Addressing Challenges in Utilizing Rainfall Forecasts from Global NWP Models for Hydrological Forecasting in Major Indian River Basins

Quantitative Precipitation Forecast (QPF) obtained from a Numerical Weather Prediction (NWP) model is used for short-range streamflow forecasting. At a catchment level, the QPF needs to be compared with the observations to examine the forecast accuracy. National Centre for Medium Range Weather Forecasting (NCMRWF) regularly performs verification of forecasts (deterministic/ensemble) in large number of catchments across India. The comparison of QPF(s) with observation (satellite/gauge) is usually performed at the centroid of the sub-catchment. It is observed that the forecast performance depends on catchment characteristics such as size, topography, rainfall-generation-mechanism etc. However, a systematic investigation is yet to be performed to gain confidence in using forecasts in a given sub-catchment. Furthermore, a bias correction approach needs to be developed to improve the forecasts across all sub-catchments.
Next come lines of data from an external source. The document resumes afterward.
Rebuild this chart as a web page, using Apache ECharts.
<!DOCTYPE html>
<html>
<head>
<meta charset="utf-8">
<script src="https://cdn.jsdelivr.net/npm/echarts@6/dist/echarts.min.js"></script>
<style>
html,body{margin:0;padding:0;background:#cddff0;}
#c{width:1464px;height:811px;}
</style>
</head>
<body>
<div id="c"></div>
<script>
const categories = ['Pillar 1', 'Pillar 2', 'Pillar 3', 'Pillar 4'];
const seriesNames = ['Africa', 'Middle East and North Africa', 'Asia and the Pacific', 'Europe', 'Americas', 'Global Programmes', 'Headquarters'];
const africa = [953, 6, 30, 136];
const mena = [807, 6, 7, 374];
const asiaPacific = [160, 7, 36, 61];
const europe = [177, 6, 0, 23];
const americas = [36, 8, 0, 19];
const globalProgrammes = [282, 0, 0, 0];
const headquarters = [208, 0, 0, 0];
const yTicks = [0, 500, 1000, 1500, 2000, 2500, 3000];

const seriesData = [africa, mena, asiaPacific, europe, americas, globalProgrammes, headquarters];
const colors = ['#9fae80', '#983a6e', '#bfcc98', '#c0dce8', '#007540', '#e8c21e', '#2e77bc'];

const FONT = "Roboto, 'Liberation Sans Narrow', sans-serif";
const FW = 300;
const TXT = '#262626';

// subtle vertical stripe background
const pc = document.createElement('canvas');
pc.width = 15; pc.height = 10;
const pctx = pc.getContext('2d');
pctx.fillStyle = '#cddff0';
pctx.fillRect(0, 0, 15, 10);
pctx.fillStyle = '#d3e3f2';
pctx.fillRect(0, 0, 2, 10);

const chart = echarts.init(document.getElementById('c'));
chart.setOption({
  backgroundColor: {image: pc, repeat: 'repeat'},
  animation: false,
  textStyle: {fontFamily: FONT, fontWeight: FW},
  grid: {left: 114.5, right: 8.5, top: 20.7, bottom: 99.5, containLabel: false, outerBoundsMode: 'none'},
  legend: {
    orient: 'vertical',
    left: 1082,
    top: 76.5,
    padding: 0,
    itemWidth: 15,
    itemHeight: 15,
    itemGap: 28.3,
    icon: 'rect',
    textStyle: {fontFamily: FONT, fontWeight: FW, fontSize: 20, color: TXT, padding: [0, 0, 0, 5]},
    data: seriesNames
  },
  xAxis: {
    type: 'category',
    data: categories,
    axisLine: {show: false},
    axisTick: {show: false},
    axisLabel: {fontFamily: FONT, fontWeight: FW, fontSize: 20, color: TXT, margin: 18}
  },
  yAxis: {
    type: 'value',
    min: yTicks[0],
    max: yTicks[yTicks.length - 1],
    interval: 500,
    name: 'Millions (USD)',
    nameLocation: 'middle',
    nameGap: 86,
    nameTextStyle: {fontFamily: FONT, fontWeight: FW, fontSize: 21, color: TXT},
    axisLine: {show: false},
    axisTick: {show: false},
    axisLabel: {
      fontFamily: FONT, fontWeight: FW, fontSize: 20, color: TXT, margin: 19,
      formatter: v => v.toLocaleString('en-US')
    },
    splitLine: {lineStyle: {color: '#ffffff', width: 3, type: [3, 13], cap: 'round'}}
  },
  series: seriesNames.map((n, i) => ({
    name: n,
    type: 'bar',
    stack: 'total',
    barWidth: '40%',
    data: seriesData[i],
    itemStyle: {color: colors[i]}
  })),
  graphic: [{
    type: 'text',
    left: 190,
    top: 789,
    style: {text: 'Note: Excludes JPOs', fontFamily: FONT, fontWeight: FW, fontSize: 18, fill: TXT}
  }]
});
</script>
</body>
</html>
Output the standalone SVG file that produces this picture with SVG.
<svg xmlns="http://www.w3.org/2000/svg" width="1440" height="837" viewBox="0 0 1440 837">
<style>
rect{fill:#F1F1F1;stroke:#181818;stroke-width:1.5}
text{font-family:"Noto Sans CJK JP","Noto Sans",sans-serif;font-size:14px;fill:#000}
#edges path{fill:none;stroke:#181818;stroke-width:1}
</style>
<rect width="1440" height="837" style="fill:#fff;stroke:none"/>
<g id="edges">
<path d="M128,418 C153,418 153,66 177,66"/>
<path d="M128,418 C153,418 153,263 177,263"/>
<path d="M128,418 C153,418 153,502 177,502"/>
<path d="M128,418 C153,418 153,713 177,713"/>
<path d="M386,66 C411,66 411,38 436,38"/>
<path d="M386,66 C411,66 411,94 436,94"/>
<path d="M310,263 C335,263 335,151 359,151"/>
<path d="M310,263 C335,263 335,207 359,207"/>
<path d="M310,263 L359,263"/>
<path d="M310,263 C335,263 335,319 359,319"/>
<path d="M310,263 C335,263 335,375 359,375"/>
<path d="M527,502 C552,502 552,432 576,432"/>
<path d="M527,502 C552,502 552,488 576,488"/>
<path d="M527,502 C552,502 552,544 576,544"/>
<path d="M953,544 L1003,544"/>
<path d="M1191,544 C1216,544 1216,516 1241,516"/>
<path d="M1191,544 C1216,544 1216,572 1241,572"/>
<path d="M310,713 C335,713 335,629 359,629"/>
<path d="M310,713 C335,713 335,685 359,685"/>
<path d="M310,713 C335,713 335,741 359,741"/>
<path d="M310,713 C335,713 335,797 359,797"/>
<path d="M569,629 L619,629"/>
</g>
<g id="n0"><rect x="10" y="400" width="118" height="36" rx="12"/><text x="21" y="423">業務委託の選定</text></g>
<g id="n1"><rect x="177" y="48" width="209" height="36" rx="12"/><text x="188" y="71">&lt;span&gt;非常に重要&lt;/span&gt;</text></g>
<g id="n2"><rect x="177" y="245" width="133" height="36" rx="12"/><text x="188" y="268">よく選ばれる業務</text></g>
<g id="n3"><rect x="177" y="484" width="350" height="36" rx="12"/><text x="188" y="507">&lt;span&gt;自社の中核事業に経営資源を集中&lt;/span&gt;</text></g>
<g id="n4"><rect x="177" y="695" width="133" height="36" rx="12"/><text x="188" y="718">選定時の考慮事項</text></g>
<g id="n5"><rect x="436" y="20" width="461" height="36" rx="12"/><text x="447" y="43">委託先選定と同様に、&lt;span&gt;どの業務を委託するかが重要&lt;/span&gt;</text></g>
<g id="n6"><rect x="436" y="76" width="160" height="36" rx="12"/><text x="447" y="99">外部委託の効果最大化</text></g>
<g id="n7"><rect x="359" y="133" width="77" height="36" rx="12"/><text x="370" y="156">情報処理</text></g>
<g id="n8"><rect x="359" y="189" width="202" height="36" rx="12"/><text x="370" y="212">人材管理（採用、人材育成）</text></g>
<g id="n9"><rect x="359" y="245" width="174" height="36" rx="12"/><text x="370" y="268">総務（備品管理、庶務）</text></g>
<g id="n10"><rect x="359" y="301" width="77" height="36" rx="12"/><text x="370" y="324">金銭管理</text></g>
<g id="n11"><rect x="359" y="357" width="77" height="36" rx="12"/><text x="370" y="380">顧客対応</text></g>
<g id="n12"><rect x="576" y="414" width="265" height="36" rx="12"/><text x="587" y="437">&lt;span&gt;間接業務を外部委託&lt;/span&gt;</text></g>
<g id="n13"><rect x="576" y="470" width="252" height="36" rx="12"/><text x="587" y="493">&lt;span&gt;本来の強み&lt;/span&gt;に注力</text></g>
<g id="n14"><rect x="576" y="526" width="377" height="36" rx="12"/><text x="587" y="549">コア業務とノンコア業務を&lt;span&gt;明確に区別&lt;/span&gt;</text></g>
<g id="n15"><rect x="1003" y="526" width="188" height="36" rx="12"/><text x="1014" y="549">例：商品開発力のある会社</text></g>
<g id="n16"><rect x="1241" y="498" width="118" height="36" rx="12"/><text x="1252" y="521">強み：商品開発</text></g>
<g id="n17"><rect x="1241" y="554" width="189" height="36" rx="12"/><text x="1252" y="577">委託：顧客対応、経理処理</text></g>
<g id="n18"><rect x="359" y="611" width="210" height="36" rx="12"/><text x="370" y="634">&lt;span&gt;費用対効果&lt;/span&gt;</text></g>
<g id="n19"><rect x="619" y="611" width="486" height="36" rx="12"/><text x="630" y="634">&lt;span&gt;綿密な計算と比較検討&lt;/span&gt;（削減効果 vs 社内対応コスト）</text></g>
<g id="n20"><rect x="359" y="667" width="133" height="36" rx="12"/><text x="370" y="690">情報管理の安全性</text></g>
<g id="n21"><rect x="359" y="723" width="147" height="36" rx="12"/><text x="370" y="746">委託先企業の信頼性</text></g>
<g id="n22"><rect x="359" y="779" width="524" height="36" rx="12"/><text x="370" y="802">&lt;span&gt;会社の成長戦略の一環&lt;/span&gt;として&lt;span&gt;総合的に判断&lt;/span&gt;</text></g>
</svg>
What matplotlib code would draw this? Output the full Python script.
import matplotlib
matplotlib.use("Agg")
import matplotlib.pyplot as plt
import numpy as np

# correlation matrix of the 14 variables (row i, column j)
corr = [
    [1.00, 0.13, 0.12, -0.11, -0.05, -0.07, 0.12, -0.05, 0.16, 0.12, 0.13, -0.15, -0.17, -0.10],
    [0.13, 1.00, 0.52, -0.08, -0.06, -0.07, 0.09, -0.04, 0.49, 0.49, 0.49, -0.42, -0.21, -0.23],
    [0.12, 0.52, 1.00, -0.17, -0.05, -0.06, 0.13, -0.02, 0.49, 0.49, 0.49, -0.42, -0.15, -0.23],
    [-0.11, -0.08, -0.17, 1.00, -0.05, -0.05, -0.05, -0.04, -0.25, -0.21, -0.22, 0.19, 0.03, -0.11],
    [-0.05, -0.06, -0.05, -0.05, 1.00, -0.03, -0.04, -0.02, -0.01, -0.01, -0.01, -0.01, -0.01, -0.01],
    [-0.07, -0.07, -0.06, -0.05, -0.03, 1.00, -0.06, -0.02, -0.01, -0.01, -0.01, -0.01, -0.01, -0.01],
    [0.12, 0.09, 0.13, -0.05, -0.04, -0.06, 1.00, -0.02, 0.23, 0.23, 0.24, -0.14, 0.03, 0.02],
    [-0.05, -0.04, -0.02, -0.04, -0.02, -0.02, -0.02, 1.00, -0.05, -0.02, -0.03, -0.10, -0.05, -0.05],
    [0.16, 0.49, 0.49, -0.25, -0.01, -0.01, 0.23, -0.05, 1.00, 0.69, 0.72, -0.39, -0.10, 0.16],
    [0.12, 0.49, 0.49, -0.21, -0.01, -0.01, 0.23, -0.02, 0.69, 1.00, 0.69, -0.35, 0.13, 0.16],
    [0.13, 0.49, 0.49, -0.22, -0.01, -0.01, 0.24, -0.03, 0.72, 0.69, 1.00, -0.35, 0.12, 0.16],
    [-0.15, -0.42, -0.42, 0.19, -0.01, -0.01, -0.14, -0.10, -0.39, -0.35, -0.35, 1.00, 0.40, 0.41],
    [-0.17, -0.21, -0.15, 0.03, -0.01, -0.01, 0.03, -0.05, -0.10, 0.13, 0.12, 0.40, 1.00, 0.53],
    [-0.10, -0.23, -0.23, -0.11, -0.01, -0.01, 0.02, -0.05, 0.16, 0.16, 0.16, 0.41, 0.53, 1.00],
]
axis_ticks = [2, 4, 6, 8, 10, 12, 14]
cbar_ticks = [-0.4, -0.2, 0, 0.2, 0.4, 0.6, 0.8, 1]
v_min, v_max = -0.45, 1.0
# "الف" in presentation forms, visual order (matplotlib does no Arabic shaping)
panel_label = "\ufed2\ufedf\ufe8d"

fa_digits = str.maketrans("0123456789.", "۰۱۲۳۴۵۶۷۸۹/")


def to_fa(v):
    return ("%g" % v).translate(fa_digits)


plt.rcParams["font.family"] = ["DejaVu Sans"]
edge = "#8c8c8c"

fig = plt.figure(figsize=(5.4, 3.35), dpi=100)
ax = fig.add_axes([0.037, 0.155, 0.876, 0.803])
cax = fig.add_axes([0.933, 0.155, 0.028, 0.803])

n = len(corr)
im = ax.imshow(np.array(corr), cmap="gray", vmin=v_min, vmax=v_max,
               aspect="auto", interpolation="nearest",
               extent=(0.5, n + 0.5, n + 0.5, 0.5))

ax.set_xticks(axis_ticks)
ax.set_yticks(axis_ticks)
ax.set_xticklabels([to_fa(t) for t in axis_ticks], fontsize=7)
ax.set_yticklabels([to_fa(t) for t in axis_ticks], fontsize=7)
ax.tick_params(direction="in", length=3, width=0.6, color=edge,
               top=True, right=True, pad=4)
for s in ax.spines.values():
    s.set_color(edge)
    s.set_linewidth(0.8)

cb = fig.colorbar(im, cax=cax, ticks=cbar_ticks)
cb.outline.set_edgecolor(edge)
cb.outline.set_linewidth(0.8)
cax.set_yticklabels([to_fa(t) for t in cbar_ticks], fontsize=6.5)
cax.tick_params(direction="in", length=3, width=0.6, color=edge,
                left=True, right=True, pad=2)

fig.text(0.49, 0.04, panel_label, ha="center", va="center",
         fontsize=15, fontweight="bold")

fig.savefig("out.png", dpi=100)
To use a bias-correction for operational forecast services, its parameters need to be either known or follow some guideline. This study attempts to first compare various rainfall forecast products (deterministic/ensembles) from global NWP models, determine which observation data (satellite/gauge-based) to be used for comparison, relate the forecast accuracy with catchment characteristics, and subsequently suggest a suitable bias-correction approach. The forecast skill is evaluated for 177 subbasins in Ganga, Narmada, Mahanadi, Tapti and Godavari River Basins. The forecast accuracy is examined for monsoon season at multiple temporal resolution i.e. 6, 12, and 24 hours and for multiple lead times (up to 96 hours). Subsequently, we relate the forecast accuracy with subbasin characteristics and precipitation intensity. Proxy validation of the stream flow forecast simulated using QPF as input was performed using a hydrological model. Our results indicate that the forecast accuracy of NCMRWF is closely comparable with other forecast products for all lead time and temporal resolution. We concluded that selecting accurate observation data is very critical for the forecast performance evaluation. Furthermore, we observed that the forecast performance varies significantly with the sub basin characteristics and precipitation intensity.